I wish we could go back in time and find our best farts ever
I just heard a teenager say to his friend "dats my baby! i was hittin her up on myspace like gurllll. she got me steamin". must have missed the memo its 2005 and we still use myspace.
The world would be so much better with thought bubbles.
didn't have any spoons so I beer bonged my chicken noodle soup. I fucking love camping.
I learned an important lesson last night: Jameson giveth, but Jameson also taketh away.
Cruelly.
your dad just showed up on the golfcart with a keg. i. love. our. neighborhood.
You should see the damage i did to the apartment last night. So many broken things and butter sticks stuck to windows.No memorys
i think the theme of this summer is "shitting in weird locations."
which guy lost his keys in my bed this weekend?
The light burnt out and he thinks the power is out in the whole house. He is cooking a hog dog over two candles. I'm gonna see if he'll make me one
The things happening in my intestines right now should only ever happen at truck stops and frat houses.

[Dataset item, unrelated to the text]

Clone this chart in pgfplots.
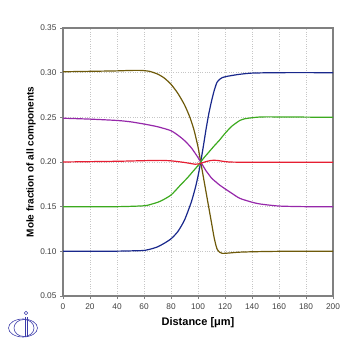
\documentclass[border=0pt]{standalone}
\usepackage{pgfplots}
\pgfplotsset{compat=1.18}
\usepackage{fontspec}
\setmainfont{Liberation Sans}
\definecolor{cblue}{RGB}{25,40,140}
\definecolor{colive}{RGB}{110,90,10}
\definecolor{cpurple}{RGB}{150,40,170}
\definecolor{cred}{RGB}{230,30,50}
\definecolor{cgreen}{RGB}{60,170,30}
\definecolor{logoblue}{RGB}{60,60,170}
\begin{document}
\begin{tikzpicture}[x=1pt,y=1pt]
\path[use as bounding box] (0,0) rectangle (350,348);
\begin{axis}[
  at={(63pt,52pt)}, anchor=south west,
  scale only axis, width=270pt, height=268pt,
  xmin=0, xmax=200, ymin=0.05, ymax=0.35,
  xtick={0,20,...,200},
  ytick={0.05,0.10,...,0.36},
  yticklabel style={/pgf/number format/.cd, fixed, fixed zerofill, precision=2},
  /pgf/number format/assume math mode=true,
  tick label style={font=\fontsize{8.3}{9}\selectfont, text=black!75},
  xticklabel style={yshift=-1pt},
  xtick pos=bottom, ytick pos=left,
  tick align=outside, major tick length=3pt,
  tick style={gray, line width=0.8pt},
  axis line style={gray, line width=1.2pt},
  grid=major,
  major grid style={dotted, gray!45, line width=0.6pt},
  xlabel={Distance [μm]},
  ylabel={Mole fraction of all components},
  every axis x label/.style={at={(axis description cs:0.5,-0.1)}, anchor=center, font=\bfseries\fontsize{11}{12}\selectfont},
  every axis y label/.style={at={(axis description cs:-0.1185,0.5)}, rotate=90, anchor=center, font=\bfseries\fontsize{10}{12}\selectfont},
  every axis plot/.append style={line width=1.2pt, line join=round, smooth, tension=0.4},
]
\addplot[cblue] coordinates {
(0,0.100) (20,0.100) (40,0.1002) (50,0.1005) (60,0.101) (66,0.103) (70,0.105) (75,0.109) (80,0.114) (85,0.122) (90,0.135) (95,0.155) (98,0.171) (100,0.184) (102,0.200) (104,0.218) (106,0.237) (108,0.254) (110,0.268) (112,0.280) (114,0.289) (116,0.2925) (118,0.2945) (122,0.296) (130,0.298) (140,0.2995) (160,0.300) (200,0.300)};
\addplot[colive] coordinates {
(0,0.301) (20,0.3015) (40,0.302) (50,0.3025) (58,0.3025) (64,0.3015) (70,0.2985) (75,0.294) (80,0.287) (85,0.277) (90,0.264) (94,0.250) (97,0.236) (100,0.217) (102,0.200) (104,0.183) (106,0.166) (108,0.149) (110,0.132) (112,0.115) (114,0.103) (116,0.099) (118,0.0977) (122,0.098) (130,0.099) (140,0.0995) (160,0.100) (200,0.100)};
\addplot[cpurple] coordinates {
(0,0.249) (20,0.248) (40,0.2465) (50,0.245) (60,0.2425) (70,0.2395) (80,0.235) (86,0.229) (90,0.224) (95,0.216) (100,0.205) (102,0.200) (104,0.195) (106,0.190) (108,0.186) (110,0.182) (113,0.178) (116,0.1742) (120,0.170) (125,0.165) (131,0.1593) (140,0.155) (146,0.153) (160,0.1507) (180,0.150) (200,0.150)};
\addplot[cgreen] coordinates {
(0,0.150) (40,0.150) (60,0.151) (66,0.153) (72,0.156) (80,0.163) (87,0.1742) (92,0.182) (96,0.189) (100,0.196) (102,0.200) (104,0.204) (108,0.211) (112,0.218) (116,0.2246) (120,0.232) (125,0.240) (131,0.2465) (135,0.2485) (140,0.2495) (150,0.2505) (200,0.250)};
\addplot[cred] coordinates {
(0,0.200) (40,0.2008) (60,0.2015) (72,0.2018) (80,0.2013) (90,0.1995) (98,0.1975) (102,0.1985) (106,0.2005) (110,0.2018) (114,0.2018) (120,0.2005) (130,0.1998) (200,0.1998)};
\end{axis}
% logo
\begin{scope}[logoblue, line width=0.6pt]
\draw (23,20) ellipse [x radius=14.5, y radius=9];
\draw (24,20) ellipse [x radius=10, y radius=8.5];
\draw (25.2,11) -- (25.2,31.5);
\draw (26.8,11) -- (26.8,31.5);
\draw (26,35) circle [radius=1.8];
\end{scope}
\end{tikzpicture}
\end{document}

the kid next to me in math class is drawing gay porn. it's good, but that is beside the point
This is the third time this year I've whored myself for a Netflix login. If this guy changes his password, I'm gonna fucking give up.
Or maybe pay for Netflix?
I'm not that desperate yet.
You proposed a left ass cheek firmness contest and got a surprising number of contestants. Then you ruined it by groping someone who wasn't playing and awarding them first place.
What did you do with the dog when you went into the club?